## start
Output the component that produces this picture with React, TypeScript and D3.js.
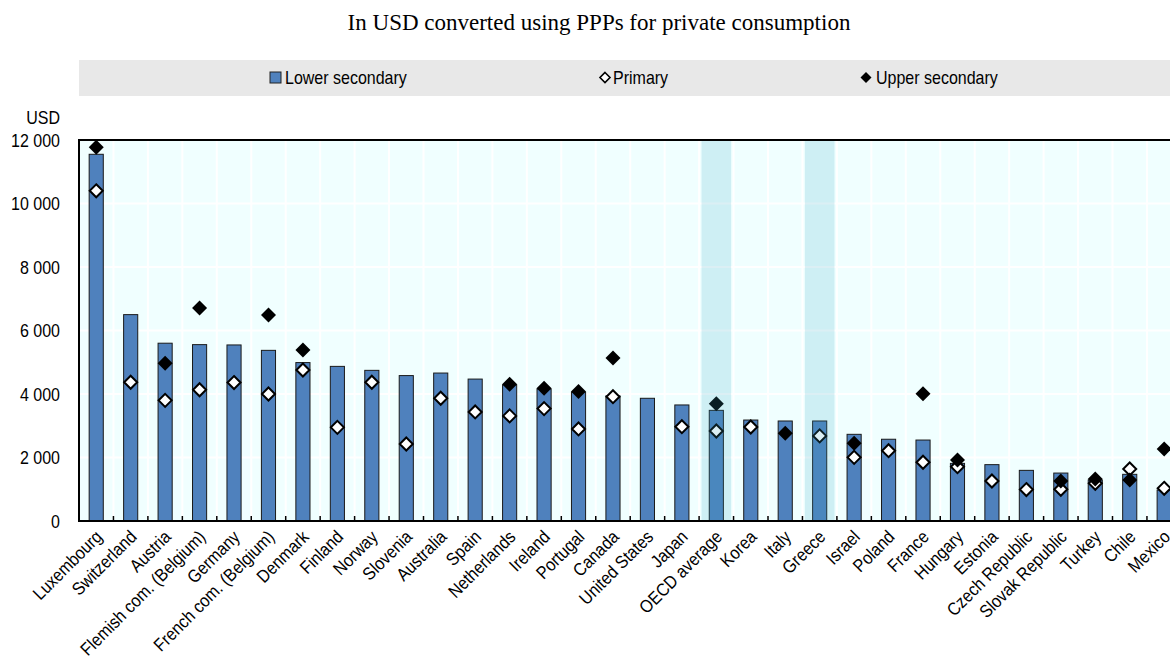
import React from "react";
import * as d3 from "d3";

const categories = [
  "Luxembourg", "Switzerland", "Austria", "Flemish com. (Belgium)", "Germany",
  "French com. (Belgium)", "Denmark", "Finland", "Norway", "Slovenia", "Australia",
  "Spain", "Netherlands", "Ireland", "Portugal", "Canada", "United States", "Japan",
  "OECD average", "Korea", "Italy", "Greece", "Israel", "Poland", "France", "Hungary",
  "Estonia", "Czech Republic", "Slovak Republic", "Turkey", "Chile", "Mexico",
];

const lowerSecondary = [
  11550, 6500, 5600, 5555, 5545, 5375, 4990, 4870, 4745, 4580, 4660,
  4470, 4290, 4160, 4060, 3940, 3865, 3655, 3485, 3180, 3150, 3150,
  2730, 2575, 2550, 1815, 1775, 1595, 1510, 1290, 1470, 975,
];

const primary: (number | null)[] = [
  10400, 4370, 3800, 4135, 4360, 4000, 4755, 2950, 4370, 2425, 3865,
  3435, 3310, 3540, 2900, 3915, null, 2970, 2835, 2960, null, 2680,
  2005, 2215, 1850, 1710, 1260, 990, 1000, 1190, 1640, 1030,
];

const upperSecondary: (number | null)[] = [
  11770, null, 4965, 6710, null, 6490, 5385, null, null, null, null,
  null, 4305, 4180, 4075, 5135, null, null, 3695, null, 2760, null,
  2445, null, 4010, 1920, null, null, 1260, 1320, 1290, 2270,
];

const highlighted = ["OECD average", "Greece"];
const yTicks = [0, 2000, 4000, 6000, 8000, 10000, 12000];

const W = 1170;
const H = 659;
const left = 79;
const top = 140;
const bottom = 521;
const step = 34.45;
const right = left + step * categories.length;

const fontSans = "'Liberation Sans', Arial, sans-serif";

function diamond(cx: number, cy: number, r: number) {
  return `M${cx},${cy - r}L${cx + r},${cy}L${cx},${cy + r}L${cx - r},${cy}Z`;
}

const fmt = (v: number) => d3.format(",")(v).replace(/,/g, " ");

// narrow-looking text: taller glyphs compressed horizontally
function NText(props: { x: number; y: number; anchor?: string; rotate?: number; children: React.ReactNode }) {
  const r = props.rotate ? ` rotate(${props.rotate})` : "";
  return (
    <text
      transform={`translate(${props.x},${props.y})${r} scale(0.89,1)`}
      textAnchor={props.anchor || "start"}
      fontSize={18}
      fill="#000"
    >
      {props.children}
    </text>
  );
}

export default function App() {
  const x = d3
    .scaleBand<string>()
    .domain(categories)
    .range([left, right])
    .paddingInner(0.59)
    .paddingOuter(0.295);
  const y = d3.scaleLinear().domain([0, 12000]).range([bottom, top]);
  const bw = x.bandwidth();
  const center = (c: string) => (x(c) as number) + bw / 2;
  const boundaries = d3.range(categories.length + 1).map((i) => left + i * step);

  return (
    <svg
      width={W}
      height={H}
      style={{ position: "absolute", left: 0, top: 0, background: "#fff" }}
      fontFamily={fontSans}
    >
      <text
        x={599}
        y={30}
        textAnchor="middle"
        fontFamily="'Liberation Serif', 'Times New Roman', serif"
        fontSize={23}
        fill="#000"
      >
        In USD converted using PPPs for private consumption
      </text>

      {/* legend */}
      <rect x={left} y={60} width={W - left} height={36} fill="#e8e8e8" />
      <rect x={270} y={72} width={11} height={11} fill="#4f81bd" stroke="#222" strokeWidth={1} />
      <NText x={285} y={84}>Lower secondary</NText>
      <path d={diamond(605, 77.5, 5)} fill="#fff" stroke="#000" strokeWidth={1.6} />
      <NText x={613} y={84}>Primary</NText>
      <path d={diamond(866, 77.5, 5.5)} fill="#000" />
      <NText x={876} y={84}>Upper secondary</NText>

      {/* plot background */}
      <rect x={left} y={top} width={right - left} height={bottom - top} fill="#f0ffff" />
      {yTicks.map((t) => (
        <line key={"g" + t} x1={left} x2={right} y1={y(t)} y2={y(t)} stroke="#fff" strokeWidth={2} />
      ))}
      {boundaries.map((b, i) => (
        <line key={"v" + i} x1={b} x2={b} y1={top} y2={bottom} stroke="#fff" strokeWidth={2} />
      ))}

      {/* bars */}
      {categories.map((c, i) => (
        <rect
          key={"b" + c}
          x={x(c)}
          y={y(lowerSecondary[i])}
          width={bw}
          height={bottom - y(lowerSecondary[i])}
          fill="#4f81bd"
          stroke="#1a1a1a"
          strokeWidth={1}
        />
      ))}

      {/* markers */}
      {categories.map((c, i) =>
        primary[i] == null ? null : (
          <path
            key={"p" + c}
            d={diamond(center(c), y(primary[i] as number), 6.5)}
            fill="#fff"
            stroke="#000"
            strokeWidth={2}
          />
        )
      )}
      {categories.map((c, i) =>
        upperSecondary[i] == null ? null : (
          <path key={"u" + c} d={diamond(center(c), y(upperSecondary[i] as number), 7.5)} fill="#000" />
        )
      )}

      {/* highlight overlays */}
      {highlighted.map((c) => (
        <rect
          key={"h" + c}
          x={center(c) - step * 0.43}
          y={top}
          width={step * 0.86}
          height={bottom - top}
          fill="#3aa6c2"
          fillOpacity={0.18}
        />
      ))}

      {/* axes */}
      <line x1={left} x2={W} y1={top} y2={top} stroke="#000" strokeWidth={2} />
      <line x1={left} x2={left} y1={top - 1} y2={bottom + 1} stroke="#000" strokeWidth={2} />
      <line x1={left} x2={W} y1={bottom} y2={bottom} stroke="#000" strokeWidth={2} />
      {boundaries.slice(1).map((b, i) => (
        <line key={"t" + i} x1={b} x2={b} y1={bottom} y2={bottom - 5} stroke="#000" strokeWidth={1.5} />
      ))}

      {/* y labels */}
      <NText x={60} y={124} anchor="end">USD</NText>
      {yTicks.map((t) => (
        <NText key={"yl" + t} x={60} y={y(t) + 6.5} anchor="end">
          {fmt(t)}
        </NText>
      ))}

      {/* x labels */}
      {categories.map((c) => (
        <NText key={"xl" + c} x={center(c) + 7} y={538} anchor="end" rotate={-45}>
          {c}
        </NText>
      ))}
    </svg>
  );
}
## end
**Set task**
Images in the data above are to be skipped. Retype all other material exactly.

**Solved problem**
Output the component that produces this picture with React, TypeScript and D3.js.
import React from "react";
import * as d3 from "d3";

const categories = [
  "Luxembourg", "Switzerland", "Austria", "Flemish com. (Belgium)", "Germany",
  "French com. (Belgium)", "Denmark", "Finland", "Norway", "Slovenia", "Australia",
  "Spain", "Netherlands", "Ireland", "Portugal", "Canada", "United States", "Japan",
  "OECD average", "Korea", "Italy", "Greece", "Israel", "Poland", "France", "Hungary",
  "Estonia", "Czech Republic", "Slovak Republic", "Turkey", "Chile", "Mexico",
];

const lowerSecondary = [
  11550, 6500, 5600, 5555, 5545, 5375, 4990, 4870, 4745, 4580, 4660,
  4470, 4290, 4160, 4060, 3940, 3865, 3655, 3485, 3180, 3150, 3150,
  2730, 2575, 2550, 1815, 1775, 1595, 1510, 1290, 1470, 975,
];

const primary: (number | null)[] = [
  10400, 4370, 3800, 4135, 4360, 4000, 4755, 2950, 4370, 2425, 3865,
  3435, 3310, 3540, 2900, 3915, null, 2970, 2835, 2960, null, 2680,
  2005, 2215, 1850, 1710, 1260, 990, 1000, 1190, 1640, 1030,
];

const upperSecondary: (number | null)[] = [
  11770, null, 4965, 6710, null, 6490, 5385, null, null, null, null,
  null, 4305, 4180, 4075, 5135, null, null, 3695, null, 2760, null,
  2445, null, 4010, 1920, null, null, 1260, 1320, 1290, 2270,
];

const highlighted = ["OECD average", "Greece"];
const yTicks = [0, 2000, 4000, 6000, 8000, 10000, 12000];

const W = 1170;
const H = 659;
const left = 79;
const top = 140;
const bottom = 521;
const step = 34.45;
const right = left + step * categories.length;

const fontSans = "'Liberation Sans', Arial, sans-serif";

function diamond(cx: number, cy: number, r: number) {
  return `M${cx},${cy - r}L${cx + r},${cy}L${cx},${cy + r}L${cx - r},${cy}Z`;
}

const fmt = (v: number) => d3.format(",")(v).replace(/,/g, " ");

// narrow-looking text: taller glyphs compressed horizontally
function NText(props: { x: number; y: number; anchor?: string; rotate?: number; children: React.ReactNode }) {
  const r = props.rotate ? ` rotate(${props.rotate})` : "";
  return (
    <text
      transform={`translate(${props.x},${props.y})${r} scale(0.89,1)`}
      textAnchor={props.anchor || "start"}
      fontSize={18}
      fill="#000"
    >
      {props.children}
    </text>
  );
}

export default function App() {
  const x = d3
    .scaleBand<string>()
    .domain(categories)
    .range([left, right])
    .paddingInner(0.59)
    .paddingOuter(0.295);
  const y = d3.scaleLinear().domain([0, 12000]).range([bottom, top]);
  const bw = x.bandwidth();
  const center = (c: string) => (x(c) as number) + bw / 2;
  const boundaries = d3.range(categories.length + 1).map((i) => left + i * step);

  return (
    <svg
      width={W}
      height={H}
      style={{ position: "absolute", left: 0, top: 0, background: "#fff" }}
      fontFamily={fontSans}
    >
      <text
        x={599}
        y={30}
        textAnchor="middle"
        fontFamily="'Liberation Serif', 'Times New Roman', serif"
        fontSize={23}
        fill="#000"
      >
        In USD converted using PPPs for private consumption
      </text>

      {/* legend */}
      <rect x={left} y={60} width={W - left} height={36} fill="#e8e8e8" />
      <rect x={270} y={72} width={11} height={11} fill="#4f81bd" stroke="#222" strokeWidth={1} />
      <NText x={285} y={84}>Lower secondary</NText>
      <path d={diamond(605, 77.5, 5)} fill="#fff" stroke="#000" strokeWidth={1.6} />
      <NText x={613} y={84}>Primary</NText>
      <path d={diamond(866, 77.5, 5.5)} fill="#000" />
      <NText x={876} y={84}>Upper secondary</NText>

      {/* plot background */}
      <rect x={left} y={top} width={right - left} height={bottom - top} fill="#f0ffff" />
      {yTicks.map((t) => (
        <line key={"g" + t} x1={left} x2={right} y1={y(t)} y2={y(t)} stroke="#fff" strokeWidth={2} />
      ))}
      {boundaries.map((b, i) => (
        <line key={"v" + i} x1={b} x2={b} y1={top} y2={bottom} stroke="#fff" strokeWidth={2} />
      ))}

      {/* bars */}
      {categories.map((c, i) => (
        <rect
          key={"b" + c}
          x={x(c)}
          y={y(lowerSecondary[i])}
          width={bw}
          height={bottom - y(lowerSecondary[i])}
          fill="#4f81bd"
          stroke="#1a1a1a"
          strokeWidth={1}
        />
      ))}

      {/* markers */}
      {categories.map((c, i) =>
        primary[i] == null ? null : (
          <path
            key={"p" + c}
            d={diamond(center(c), y(primary[i] as number), 6.5)}
            fill="#fff"
            stroke="#000"
            strokeWidth={2}
          />
        )
      )}
      {categories.map((c, i) =>
        upperSecondary[i] == null ? null : (
          <path key={"u" + c} d={diamond(center(c), y(upperSecondary[i] as number), 7.5)} fill="#000" />
        )
      )}

      {/* highlight overlays */}
      {highlighted.map((c) => (
        <rect
          key={"h" + c}
          x={center(c) - step * 0.43}
          y={top}
          width={step * 0.86}
          height={bottom - top}
          fill="#3aa6c2"
          fillOpacity={0.18}
        />
      ))}

      {/* axes */}
      <line x1={left} x2={W} y1={top} y2={top} stroke="#000" strokeWidth={2} />
      <line x1={left} x2={left} y1={top - 1} y2={bottom + 1} stroke="#000" strokeWidth={2} />
      <line x1={left} x2={W} y1={bottom} y2={bottom} stroke="#000" strokeWidth={2} />
      {boundaries.slice(1).map((b, i) => (
        <line key={"t" + i} x1={b} x2={b} y1={bottom} y2={bottom - 5} stroke="#000" strokeWidth={1.5} />
      ))}

      {/* y labels */}
      <NText x={60} y={124} anchor="end">USD</NText>
      {yTicks.map((t) => (
        <NText key={"yl" + t} x={60} y={y(t) + 6.5} anchor="end">
          {fmt(t)}
        </NText>
      ))}

      {/* x labels */}
      {categories.map((c) => (
        <NText key={"xl" + c} x={center(c) + 7} y={538} anchor="end" rotate={-45}>
          {c}
        </NText>
      ))}
    </svg>
  );
}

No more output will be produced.